Hinweisen möchte ich auch noch auf eine naheliegende Verwendung des Holzes: Ich selber benutze in den Totholzhecken abgelagertes Holz gelegentlich für Lagerfeuer. Bei entsprechender Bauweise kann dies ein weiterer Nutzeffekt sein.

Erläuterungen

(1) eine Handbreit über dem Boden abschneiden = knicken

(2) typisch für das schleswig-holsteine Landschaftsbild: Wildgehölz-Hecken, i.d.R auf Erdwällen, die etwa alle (7) 10 (12) Jahre am Boden abgeschnitten werden. Gelegentlich bleibt ein Überhälter (Grossbaum wie Fagus sylvatica, Rotbuche, oder Quercus robur, Stileiche) stehen (max. alle 50 m.). Die Knicks sind in Schleswig-Holstein nicht nur landschaftsprägend: sie sind auch lebendiger Ausdruck der ackerbaulichen Kulturgeschichte. Und sie ahmen den Waldrand nach und haben damit eine ausserordentlich wichtige ökologische Funktion im relativ waldarmen Schleswig-Holstein.
Der Begriff Knick kommt vom um-knicken der Starkäste: In Zeiten als die Motorsäge noch nicht erfunden war, diente der Knick nicht nur als Windschutz, Grundstücksgrenze, Holz- und Wildobstreservoir. Die 7-Jahres-Felderwirtschaft bedeutete zeitweilige Viehaltung auf den Weiden. Durch Um-knicken und Einflechten der Starkäste, die mit einem Beil o.ä. angeschlagen wurden, erhielt man einen stabilen Zaun.
Der Knick hat im nördlichsten Bundesland herausragende Bedeutung als Windschutz. Im Zuge der Flurbereinigung wurde das Knicknetz im Norden drastisch reduziert.
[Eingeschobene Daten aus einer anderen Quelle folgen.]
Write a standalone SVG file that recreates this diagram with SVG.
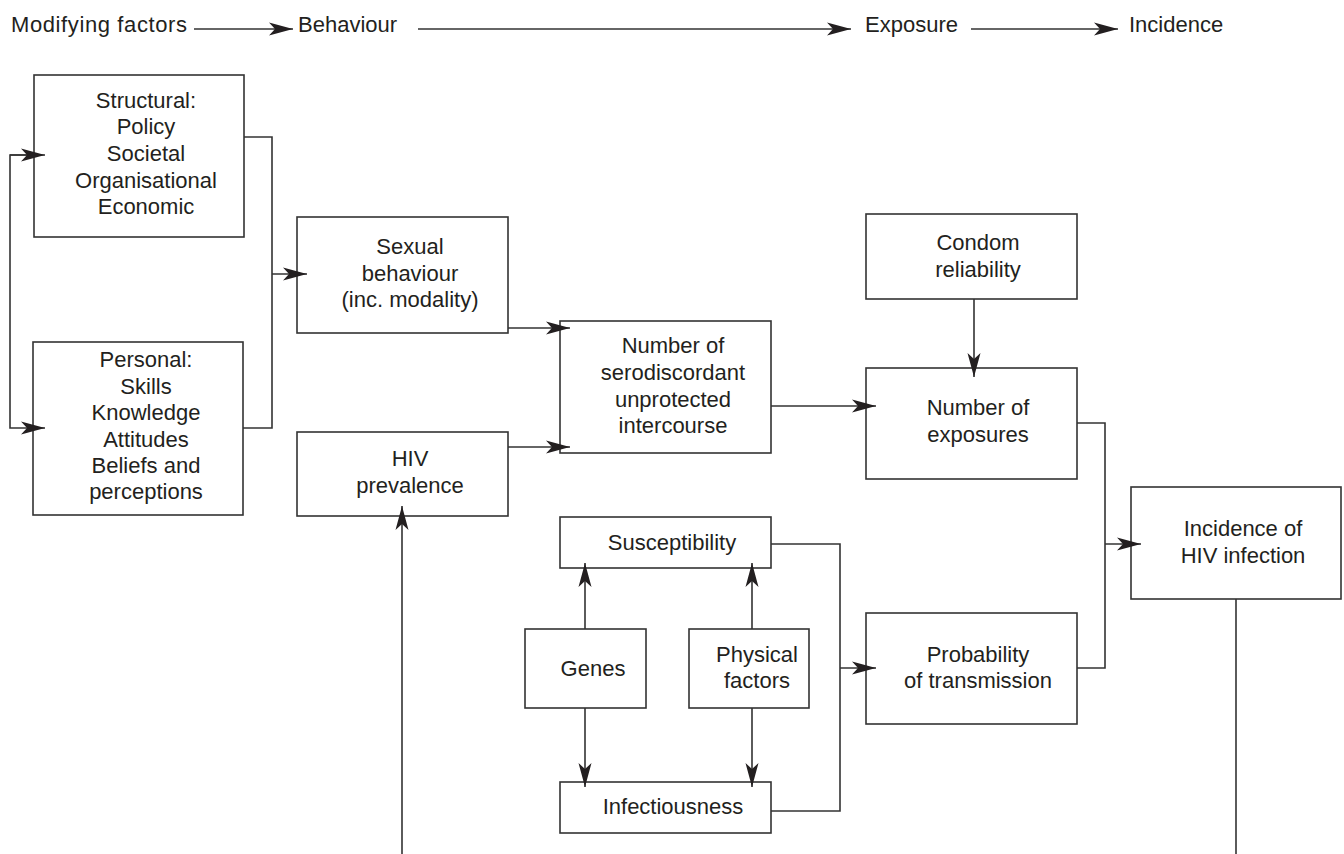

(3) z.B. Gemeindewerke in Bordesholm, Schleswig-Holstein

(4) Nutzgärten (Obst, Gemüse, Käuter), die eingezäunt sind z.B. mit Totholzhecken zum Schutz gegen Tiere. Dem historischen Bauerngarten waren niedrige Buchshecken als Einfassung völlig fremd (!).

(5) Unordnung im ökologischen Sinne schafft der Mensch durch sein tägliches Handeln: wir stören ökologische Kreisläufe, wir schaffen Unordnung.

(6) Die Brüder Benjes (Hessen) haben viel für die Akzeptanz und Wieder-Verbreitung der Hecken aus totem Holz getan. Eine Benennung nach ihnen finde ich aber nicht so glücklich, da die Bauweise uralt und nicht eine Erfindung des letzten Jahrhunderts ist.

(7) Lebendverbau = ingenieurbiologische Sicherungsbauweisen

(8) Diese Drainagesysteme aus lebenden Weiden oder Erlen findet man in Schleswig-Holstein noch vereinzelt im ländlichen Raum.

Literaturhinweise

Dietrich, Gregor; Galbavy, Katharina: Bunte Hecken und grüne Grenzen. Planung, Einkaufsberater, Anleitung.
erschienen 2000 bei Ulmer, Stgt.
Gebundene Ausgabe, 93 Seiten

Kurz, Peter; Machatschek, Michael; Igelhauser, Bernhard: Hecken. Anlage, Erhaltung, Nutzung – Geschichte und Ökologie.
erschienen 2001 bei Stocker, Graz
Buchleinen (Gewebe)., 420 Seiten

Jedicke, Eckhard: Schöne Hecken für Garten und Landschaft.
erschienen 1991 bei Ulmer, Stgt.
96 Seiten
In gekürzter und geringfügig modifizierter Form auch erschienen in der Zeitschrift Deutscher Gartenbau, DeGa.